Interestsing. Did the Make Camp (et al.) moves in Perilous Wilds/Freebooters on the Frontier or Stonetop also not work for you either?
I prefer the social conflict resolution in Stonetop and Avatar Legends. When the Move is Vs. PC, it is less about "I persuade you," but instead more about "you reveal what I could do to persuade you." I like that much better as it becomes a moment where we get to learn about the characters, and players can still decide how to act/roleplay on that information.
The game's attribute proliferation could probably be fixed by not permitting it to go up at all or putting a cap on it.
That said, I am curious what you mean when you say "playbooks could use some 4e-ification." I likely highly agree with you here here; however, I don't necessarily want to project my sentiments in that regard onto yours.
Sorry, I missed this notification, and I'm pretty tied up these days with various things (ENW general posting is basically bottom of the priority list and I think that is probably where I'm going to remain persistently at this point!).
I like Stonetop's fix. Its significantly better than DW's base and actually handles a lot of of Torchbearer Camp phase questions in a PBtA way (around water/fire, around protection vs elements/exposure, around concealment, around locale, etc). It also does what I've been doing for a good while in my DW Make Camp games and that is to disclaim decision-making on
whether something goes bump in the night and offload that to a 1d6 fortune roll akin to FitD tech (with options for Adv or DisAdv given conditions). This has been my solve for a long time. Probably my best solve for this is to answer these questions via gear and moves and then make a Custom
What Goes Bump in the Night move with 1d6 fortune roll; 6 =
Nothing and good rest, 4/5 =
Combo Danger Opportunity but the PC on-watch is ready, 1-3 =
Danger and the PC on-watch is surprised.
I really, really, really don't want that extraordinarily important question to be answered by high-latitude (even if constrained to varying degrees) GM decision-making. For these sorts of games, gamestates tend to pivot (and possibly careen wildly) on the faultline of
in the wild resource recharge. My preference for this is such resource recharge questions to be wholly (or as much as feasible) answered by table-facing, stable, systemitized procedures where players are working off of well-developed information density and engaging with a stable and vital decision-space around these matters.

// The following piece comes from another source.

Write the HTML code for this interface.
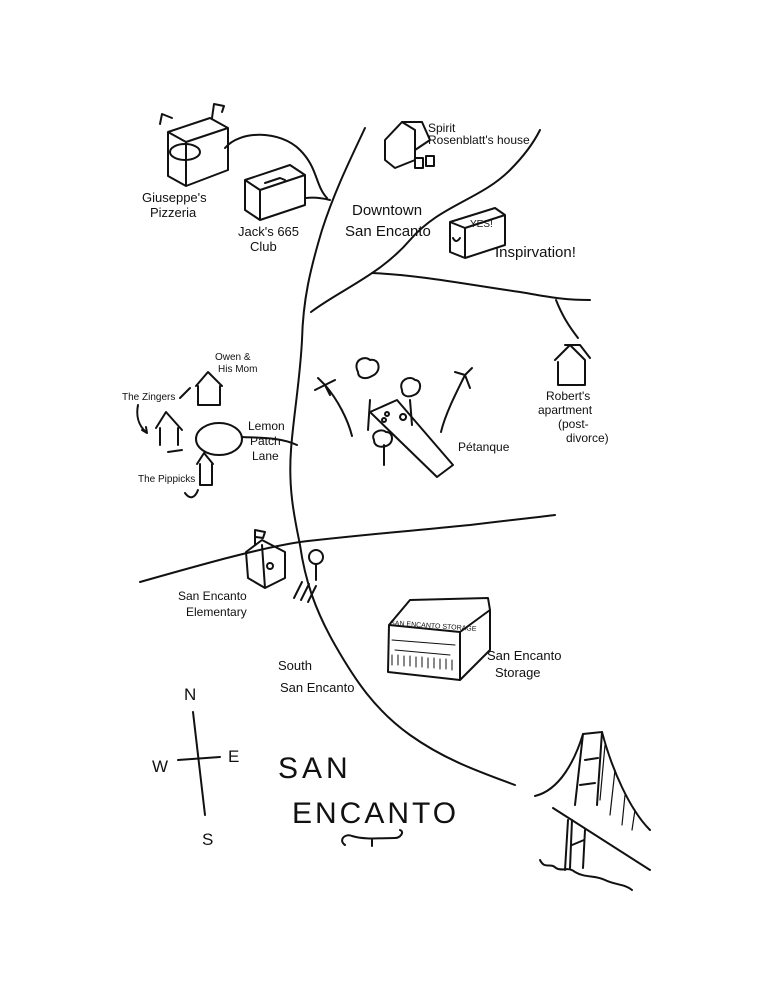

Circling back to the Discord for DW2e and the various communities that have accreted over the years regarding DW. Well, I'm overwhelmingly out of touch with any/all of these communities. I've spent a little time sprint-scanning the various communities to get a feel for "what people want/expect" in this DW iteration.
Holy hell wildly divergent communities.
Honestly, its a bit overwhelming just how much stuff is out there and how divergent these communities are in terms of what they want out of a DW2e. I sincerely hope that Luke doesn't feel pressured to cater to all-and-everyones' DW2e inclinations. It will be an absolute mess if he does. I trust his design instincts to just make a good game that I have a better chance than not of running. Something that straddles the line between a more matured BWification and TBification of DW would make me tremendously happy (which, along with AW, obviously, and The Shadow of Yesterday, is what I always saw in DW in terms of touchstones and play inputs/outputs).
I am not going to get entangled in this giant web of input by all of these voices. Its too much for me I think (especially right now). I'm just one dude, who isn't particularly important, who Luke doesn't know, among thousands of voices who clearly want their input heard. So I think I'm going to entirely step back from this project and just wish Luke the best in his efforts!
Anyway, thank you for making this thread and making me aware of the project (by proxy). Be well Aldarc of ENWorld!